Closed LSChyi closed 5 years ago
You state
As this case is using the same priority, keepalived should follow the VRRP protocol and assign the MASTER role to the host with the higher IP address.
This is an incorrect interpretation of the VRRP RFC(s). If a virtual router in backup state receives an advert of equal priority to its own priority, it treats it as a valid advert and processes it the same as if the priority in the advert were higher than its own. Only if the priority in the advert is less that the receiver's priority is the advert discarded.
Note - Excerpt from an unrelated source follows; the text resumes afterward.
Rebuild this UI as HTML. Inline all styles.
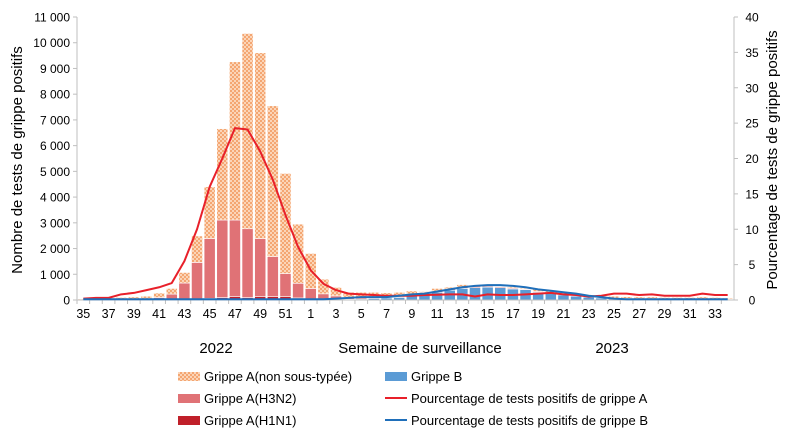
<!DOCTYPE html>
<html><head><meta charset="utf-8"><style>
body{margin:0;background:#fff;}
svg text{font-family:"Liberation Sans",sans-serif;fill:#000;}
</style></head><body>
<svg id="chart" width="792" height="440" viewBox="0 0 792 440" xmlns="http://www.w3.org/2000/svg">
<defs>
<pattern id="chk" width="4" height="4" patternUnits="userSpaceOnUse">
<rect width="4" height="4" fill="#fbd5b8"/>
<rect width="2" height="2" fill="#f4a672"/>
<rect x="2" y="2" width="2" height="2" fill="#f4a672"/>
</pattern>
</defs>
<g id="plot"></g>
<text x="22" y="160" font-size="15" text-anchor="middle" transform="rotate(-90 22 160)">Nombre de tests de grippe positifs</text>
<text x="777" y="160" font-size="15" text-anchor="middle" transform="rotate(-90 777 160)">Pourcentage de tests de grippe positifs</text>
<text x="216" y="353" font-size="15" text-anchor="middle">2022</text>
<text x="420" y="353" font-size="15" text-anchor="middle">Semaine de surveillance</text>
<text x="612" y="353" font-size="15" text-anchor="middle">2023</text>
<g font-size="13">
<rect x="178" y="372" width="22" height="9" fill="url(#chk)"/>
<text x="204" y="381">Grippe A(non sous-typée)</text>
<rect x="178" y="394" width="22" height="9" fill="#e07276"/>
<text x="204" y="403">Grippe A(H3N2)</text>
<rect x="178" y="416" width="22" height="9" fill="#c0202a"/>
<text x="204" y="425">Grippe A(H1N1)</text>
<rect x="385" y="372" width="22" height="9" fill="#5b9bd5"/>
<text x="411" y="381">Grippe B</text>
<line x1="385" y1="398" x2="407" y2="398" stroke="#e8202a" stroke-width="2"/>
<text x="411" y="403">Pourcentage de tests positifs de grippe A</text>
<line x1="385" y1="420" x2="407" y2="420" stroke="#1f6fba" stroke-width="2"/>
<text x="411" y="425">Pourcentage de tests positifs de grippe B</text>
</g>
</svg>
<script>
const weeks=[35,36,37,38,39,40,41,42,43,44,45,46,47,48,49,50,51,52,1,2,3,4,5,6,7,8,9,10,11,12,13,14,15,16,17,18,19,20,21,22,23,24,25,26,27,28,29,30,31,32,33,34];
const h1n1=[0,0,0,0,0,0,0,0,10,30,60,100,140,100,140,130,130,80,30,10,0,0,0,0,0,0,0,0,0,0,0,0,0,0,0,0,0,0,0,0,0,0,0,0,0,0,0,0,0,0,0,0];
const h3n2=[20,20,20,30,40,50,100,230,650,1430,2330,3010,2970,2670,2250,1560,900,570,420,220,140,80,60,50,50,40,40,40,50,50,50,50,40,40,40,30,30,30,30,20,20,20,20,20,20,20,20,20,20,20,20,20];
const fluB=[0,0,0,0,0,0,0,0,0,0,0,0,0,0,0,0,0,0,0,10,20,30,40,60,80,100,200,250,300,380,450,480,500,480,430,400,300,250,200,150,110,80,50,40,30,30,20,20,20,20,20,20];
const nonsub=[30,60,60,70,80,100,170,220,410,1030,2010,3550,6150,7590,7220,5860,3890,2300,1360,570,330,190,200,190,150,160,110,40,100,70,100,0,60,20,50,40,90,100,70,80,70,50,80,70,70,70,60,60,60,80,60,40];
const pctA=[0.2,0.3,0.3,0.8,1.0,1.4,1.8,2.4,5.5,10,16,20,24.3,24.1,21,17,12,7.5,4.2,2.3,1.4,0.9,0.8,0.7,0.6,0.6,0.6,0.7,0.75,0.8,0.8,0.5,0.8,0.7,0.7,0.8,0.9,1.0,0.8,0.7,0.5,0.6,0.9,0.9,0.7,0.8,0.6,0.6,0.6,0.9,0.7,0.7];
const pctB=[0.1,0.1,0.1,0.1,0.1,0.1,0.1,0.1,0.1,0.1,0.1,0.1,0.1,0.1,0.1,0.1,0.1,0.1,0.1,0.1,0.2,0.3,0.4,0.4,0.4,0.6,0.8,0.9,1.2,1.5,1.8,2.0,2.1,2.1,2.0,1.8,1.5,1.3,1.1,0.9,0.6,0.4,0.2,0.1,0.1,0.1,0.1,0.1,0.1,0.1,0.1,0.1];
const leftTicks=[0,1000,2000,3000,4000,5000,6000,7000,8000,9000,10000,11000];
const rightTicks=[0,5,10,15,20,25,30,35,40];

const NS='http://www.w3.org/2000/svg';
const g=document.getElementById('plot');
const X0=77,X1=734,Y0=300,Y1=17;
const step=(X1-X0)/weeks.length;
const xc=i=>X0+step*(i+0.5);
const yL=v=>Y0-(v/11000)*(Y0-Y1);
const yR=v=>Y0-(v/40)*(Y0-Y1);
function mk(tag,attrs){const e=document.createElementNS(NS,tag);for(const k in attrs)e.setAttribute(k,attrs[k]);g.appendChild(e);return e;}
const fmt=v=>String(v).replace(/\B(?=(\d{3})+(?!\d))/g,' ');

let a=mk('line',{x1:X0,y1:Y1,x2:X0,y2:Y0,stroke:'#bfbfbf'});


a=mk('line',{x1:X1,y1:Y1,x2:X1,y2:Y0,stroke:'#bfbfbf'});


leftTicks.forEach(v=>{
  const t=mk('line',{x1:X0-4,x2:X0,y1:yL(v),y2:yL(v),stroke:'#bfbfbf'});
  
  
  const l=mk('text',{x:X0-7,y:yL(v)+4.5,'font-size':12,'text-anchor':'end'});
  l.textContent=fmt(v);
  
  
});
rightTicks.forEach(v=>{
  const t=mk('line',{x1:X1,x2:X1+4,y1:yR(v),y2:yR(v),stroke:'#bfbfbf'});
  
  
  const l=mk('text',{x:X1+18,y:yR(v)+4.5,'font-size':12,'text-anchor':'middle'});
  l.textContent=v;
  
  
});
weeks.forEach((w,i)=>{
  const bw=step-1.5, x=xc(i)-bw/2;
  let base=0;
  [[fluB,'#5b9bd5','bar-b'],[h1n1,'#c0202a','bar-h1n1'],[h3n2,'#e07276','bar-h3n2'],[nonsub,'url(#chk)','bar-nonsubtyped']].forEach(([arr,fill,name])=>{
    const v=arr[i]; if(v<=0) return;
    const r=mk('rect',{x:x,y:yL(base+v),width:bw,height:yL(base)-yL(base+v),fill:fill,stroke:'#fff','stroke-width':0.6});
    
    
    base+=v;
  });
});
a=mk('line',{x1:X0,y1:Y0,x2:X1,y2:Y0,stroke:'#bfbfbf'});


weeks.forEach((w,i)=>{
  const t=mk('line',{x1:X0+step*i,x2:X0+step*i,y1:Y0,y2:Y0+4,stroke:'#bfbfbf'});
  
  
  if(i%2===0){
    const l=mk('text',{x:xc(i),y:318,'font-size':12.5,'text-anchor':'middle'});
    l.textContent=w;
    
    
  }
});
const pa=mk('polyline',{points:pctA.map((v,i)=>xc(i)+','+yR(v)).join(' '),fill:'none',stroke:'#e8202a','stroke-width':2,'stroke-linejoin':'round'});


const pb=mk('polyline',{points:pctB.map((v,i)=>xc(i)+','+yR(v)).join(' '),fill:'none',stroke:'#1f6fba','stroke-width':2,'stroke-linejoin':'round'});


</script>
</body></html>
See RFC5798 section 6.4.2 (backup state):
(420) - If an ADVERTISEMENT is received, then:
(425) + If the Priority in the ADVERTISEMENT is zero, then:
(430) * Set the Master_Down_Timer to Skew_Time
(440) + else // priority non-zero
(445) * If Preempt_Mode is False, or if the Priority in the ADVERTISEMENT is greater than or equal to the local Priority, then:
(450) @ Set Master_Adver_Interval to Adver Interval contained in the ADVERTISEMENT
(455) @ Recompute the Master_Down_Interval
(460) @ Reset the Master_Down_Timer to Master_Down_Interval
(465) * else // preempt was true or priority was less
(470) @ Discard the ADVERTISEMENT
(475) *endif // preempt test
(480) +endif // was priority zero?
(485) -endif // was advertisement recv?
(490) endwhile // Backup state
The only time when IP address comparison is used to determine which virtual router should be master is if a master receives an advert with equal priority, then the one with the lower IP address drops back to backup. See RFC5798 section 6.4.3:
(725) -* If the Priority in the ADVERTISEMENT is greater than the local Priority,
(730) -* or
(735) -* If the Priority in the ADVERTISEMENT is equal to
the local Priority and the primary IPvX Address of the
sender is greater than the local primary IPvX Address, then:
There is no known issue of keepalived not received multicast adverts when the environment is correctly set up, and indeed you indicate Generally, VRRP messages are processed on both hosts
, which indicates that keepalived can receive them. We always find that when keepalived is not receiving adverts, especially in virtualised or containerised environments, that the issue comes down to the setup of the environment.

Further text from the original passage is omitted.